There are days I’d like to be a biology teacher or a marketing professor. You give your notes, you grade your tests, your students’ successes (or lack thereof) show up on the grade book, and then you go to the next semester.

In mass comm, particularly in public relations, our successes don’t just show up in final grades. They’re very PUBLIC (no pun intended). The work our students do, in and out of class, tends to appear in very public places:  the pages of the newspaper or magazines, online or enacted in front of other people.

If a student does badly on a test or project, they can bury their heads in shame, swear to do better the next time and buckle down to pull that grade up.

If a mass comm major screws up a writing assignment or layout, it’s there for the world to point fingers at, mock or even ridicule in print.

It’s tough to take criticism from a client who says your campaign isn’t feasible.
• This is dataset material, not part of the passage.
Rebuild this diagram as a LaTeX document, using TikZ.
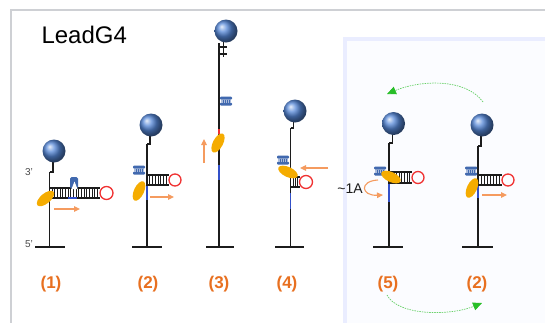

Get a 54 on a Scantron test, and you hide it in your notebook. You don’t have to share that 54 with anyone. Try doing a special event when dozens (or perhaps hundreds) of Monday morning quarterbacks and self-proclaimed event planners are just waiting to say, “Well, it could’ve been better if you’d done this” or “Why didn’t you do that?”

Of course, these same opportunities ultimately lead to better, more experienced students. They also lead – eventually – to solid internships, bulging portfolios and incredible job offers. Because while the efforts of mass comm majors are very public, they’re also very hands-on. It’s not about memorizing dates for a test or simply making an oral presentation. It’s experiential learning, doing the work they came here to learn, implementing theory into real-world practice. It’s thinking critically and acting on that thought, then evaluating the result to see how it could be improved in the future.

Sure, nobody likes public humiliation. The very thought of it drives us to be our best selves. As Nietzsche said,  That which does not kill us makes us stronger.  In mass comm, it makes us better writers, editors, designers, photographers, event planner, PR practitioners, advertising copywriters and media planners.